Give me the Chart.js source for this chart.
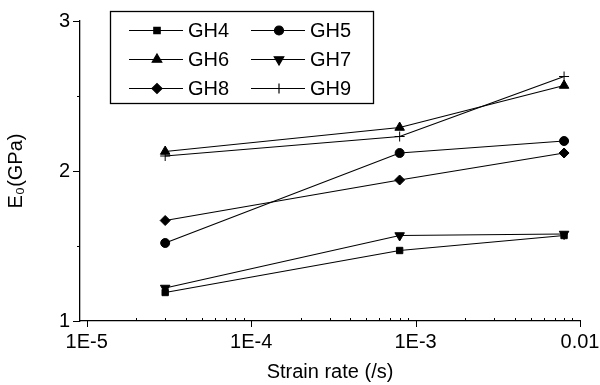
<!DOCTYPE html>
<html>
<head>
<meta charset="utf-8">
<script src="https://cdn.jsdelivr.net/npm/chart.js@4"></script>
<style>
	html, body { margin: 0; padding: 0; background: #fff; }
	#wrap { width: 600px; height: 385px; }
</style>
</head>
<body>
<div id="wrap"><canvas id="e0Chart"></canvas></div>
<script>
// strain rates (/s)
const strainRates = [3e-5, 8e-4, 8e-3];
const seriesNames = ["GH4", "GH5", "GH6", "GH7", "GH8", "GH9"];
const gh4 = [1.19, 1.47, 1.57];
const gh5 = [1.52, 2.12, 2.20];
const gh6 = [2.13, 2.29, 2.57];
const gh7 = [1.22, 1.57, 1.58];
const gh8 = [1.67, 1.94, 2.12];
const gh9 = [2.10, 2.23, 2.63];
const xTickValues = [1e-5, 1e-4, 1e-3, 1e-2];
const xTickLabels = ["1E-5", "1E-4", "1E-3", "0.01"];
const yTickValues = [1, 2, 3];
const yTickLabels = ["1", "2", "3"];

const FONT = "'Liberation Sans', Arial, sans-serif";
const markers = [
	{pointStyle: 'rect', radius: 4.5, rotation: 0},
	{pointStyle: 'circle', radius: 4.5, rotation: 0},
	{pointStyle: 'triangle', radius: 5.5, rotation: 0},
	{pointStyle: 'triangle', radius: 5.5, rotation: 180},
	{pointStyle: 'rectRot', radius: 5, rotation: 0},
	{pointStyle: 'cross', radius: 5, rotation: 0}
];

const allSeries = [gh4, gh5, gh6, gh7, gh8, gh9];
const datasets = allSeries.map((vals, i) => ({
	label: seriesNames[i],
	data: vals.map((v, j) => ({x: strainRates[j], y: v})),
	borderColor: '#000',
	backgroundColor: '#000',
	borderWidth: 1.2,
	pointStyle: markers[i].pointStyle,
	pointRadius: markers[i].radius,
	pointRotation: markers[i].rotation,
	pointBorderWidth: 1,
	pointBackgroundColor: '#000',
	pointBorderColor: '#000',
	tension: 0
}));

// tick marks and the boxed legend
const decorations = {
	id: 'decorations',
	afterDraw(chart) {
		const ctx = chart.ctx;
		const xs = chart.scales.x, ys = chart.scales.y;
		const area = chart.chartArea;
		ctx.save();
		ctx.strokeStyle = '#000';
		ctx.lineWidth = 1;
		ctx.beginPath();
		// x ticks: major out, minor in
		for (let d = -5; d <= -2; d++) {
			for (let k = 1; k <= 9; k++) {
				const v = k * Math.pow(10, d);
				if (v > xs.max * 1.0001 || v < xs.min) continue;
				const px = Math.round(xs.getPixelForValue(v)) + 0.5;
				if (k == 1) {
					ctx.moveTo(px, area.bottom); ctx.lineTo(px, area.bottom + 6);
				} else {
					ctx.moveTo(px, area.bottom); ctx.lineTo(px, area.bottom - 3);
				}
			}
		}
		// y ticks
		[1, 1.5, 2, 2.5, 3].forEach(v => {
			const py = Math.round(ys.getPixelForValue(v)) + 0.5;
			const len = Number.isInteger(v) ? 7 : 3;
			ctx.moveTo(area.left, py); ctx.lineTo(area.left - len, py);
		});
		ctx.stroke();

		// legend
		const box = {left: 110, top: 11, right: 373, bottom: 103};
		ctx.lineWidth = 1.3;
		ctx.strokeRect(box.left + 0.5, box.top + 0.5, box.right - box.left, box.bottom - box.top);
		const rowY = [30, 59, 88];
		const colX = [129, 251];
		ctx.font = "20px " + FONT;
		ctx.textBaseline = 'middle';
		ctx.fillStyle = '#000';
		chart.data.datasets.forEach((ds, i) => {
			const x0 = colX[i % 2], y = rowY[Math.floor(i / 2)];
			ctx.lineWidth = 1.2;
			ctx.beginPath();
			ctx.moveTo(x0, y + 0.5); ctx.lineTo(x0 + 54, y + 0.5);
			ctx.stroke();
			Chart.helpers.drawPoint(ctx, {
				pointStyle: ds.pointStyle,
				radius: ds.pointRadius,
				rotation: ds.pointRotation,
				borderWidth: 1
			}, x0 + 28, y + 0.5);
			ctx.fillText(ds.label, x0 + 59, y + 1);
		});
		ctx.restore();
	}
};

new Chart(document.getElementById('e0Chart'), {
	type: 'line',
	data: {datasets: datasets},
	plugins: [decorations],
	options: {
		responsive: true,
		maintainAspectRatio: false,
		animation: false,
		layout: {padding: {top: 21, right: 20, left: 0, bottom: 0}},
		plugins: {
			legend: {display: false},
			tooltip: {enabled: false}
		},
		scales: {
			x: {
				type: 'logarithmic',
				min: 9.1e-6,
				max: 1e-2,
				afterBuildTicks: (scale) => { scale.ticks = xTickValues.map(v => ({value: v, major: true})); },
				afterFit: (scale) => {
					scale.height = 64;
					scale.paddingLeft = 0;
					scale.paddingRight = 0;
				},
				grid: {display: false, drawTicks: false},
				border: {display: true, color: '#000', width: 1.3},
				ticks: {
					autoSkip: false,
					maxRotation: 0,
					padding: 9,
					color: '#000',
					font: {family: FONT, size: 20},
					callback: (value) => {
						const idx = xTickValues.findIndex(t => Math.abs(t - value) / t < 1e-6);
						return idx >= 0 ? xTickLabels[idx] : '';
					}
				},
				title: {
					display: true,
					text: 'Strain rate (/s)',
					color: '#000',
					font: {family: FONT, size: 20},
					padding: {top: 0, bottom: 1}
				}
			},
			y: {
				min: 1,
				max: 3,
				afterBuildTicks: (scale) => { scale.ticks = yTickValues.map(v => ({value: v})); },
				afterFit: (scale) => {
					scale.width = 80;
					scale.paddingTop = 0;
					scale.paddingBottom = 0;
				},
				grid: {display: false, drawTicks: false},
				border: {display: true, color: '#000', width: 1.3},
				ticks: {
					padding: 10,
					color: '#000',
					font: {family: FONT, size: 20},
					callback: (value) => {
						const idx = yTickValues.indexOf(value);
						return idx >= 0 ? yTickLabels[idx] : '';
					}
				},
				title: {
					display: true,
					text: 'E₀(GPa)',
					color: '#000',
					font: {family: FONT, size: 20},
					padding: {top: 4, bottom: 0}
				}
			}
		}
	}
});
</script>
</body>
</html>
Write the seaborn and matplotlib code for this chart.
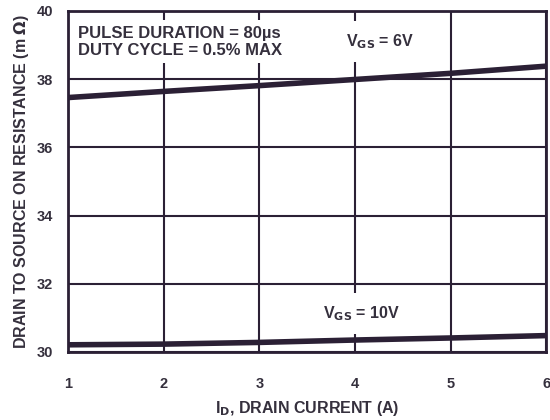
import matplotlib
matplotlib.use("Agg")
import matplotlib.pyplot as plt
import seaborn as sns
import pandas as pd

drain_current = [1, 2, 3, 4, 5, 6]
rds_vgs6 = [37.46, 37.64, 37.81, 37.99, 38.17, 38.38]
rds_vgs10 = [30.21, 30.23, 30.28, 30.35, 30.41, 30.48]

df = pd.DataFrame({
    "id": drain_current * 2,
    "rds": rds_vgs6 + rds_vgs10,
    "vgs": ["6V"] * 6 + ["10V"] * 6,
})

sns.set_style("white")
plt.rcParams["font.family"] = ["Liberation Sans", "DejaVu Sans"]
plt.rcParams["font.weight"] = "bold"

ink = "#2b2035"
txt = "#35303d"
fig, ax = plt.subplots(figsize=(5.5, 4.2), dpi=100)
fig.subplots_adjust(left=0.124, right=0.993, top=0.974, bottom=0.162)

sns.lineplot(data=df, x="id", y="rds", hue="vgs", palette=[ink, ink],
             linewidth=4, legend=False, ax=ax, zorder=3)

ax.set_xlim(1, 6)
ax.set_ylim(30, 40)
ax.set_xticks(range(1, 7))
ax.set_yticks(range(30, 41, 2))
ax.grid(True, color=ink, linewidth=1.5)
for s in ax.spines.values():
    s.set_color(ink)
    s.set_linewidth(2)
ax.tick_params(axis="x", length=0, labelsize=10.5, pad=18, colors=txt)
ax.tick_params(axis="y", length=0, labelsize=10.5, pad=11, colors=txt)

ax.set_xlabel(r"I$_\mathbf{D}$, DRAIN CURRENT (A)", fontsize=11.5, fontweight="bold",
              color=txt, labelpad=6)
ax.set_ylabel(r"DRAIN TO SOURCE ON RESISTANCE (m $\Omega$)", fontsize=11.5,
              fontweight="bold", color=txt, labelpad=4)

box = dict(facecolor="white", edgecolor="none", pad=4)
ax.text(1.105, 39.1, "PULSE DURATION = 80\u00b5s\nDUTY CYCLE = 0.5% MAX", fontsize=12,
        fontweight="bold", color=txt, va="center", ha="left", bbox=box,
        linespacing=1.15, zorder=4)
ax.text(3.91, 39.09, r"V$_\mathbf{GS}$ = 6V", fontsize=11.5, fontweight="bold",
        color=txt, va="center", ha="left", bbox=dict(facecolor="white", edgecolor="none", pad=8), zorder=4)
ax.text(3.67, 31.12, r"V$_\mathbf{GS}$ = 10V", fontsize=11.5, fontweight="bold",
        color=txt, va="center", ha="left", bbox=dict(facecolor="white", edgecolor="none", pad=8), zorder=4)

fig.savefig("out.png", dpi=100)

■ What to work on ■
Report all lines of the material that contain the word "matplotlib".

■ Final result ■
Write the seaborn and matplotlib code for this chart.
import matplotlib
matplotlib.use("Agg")
import matplotlib.pyplot as plt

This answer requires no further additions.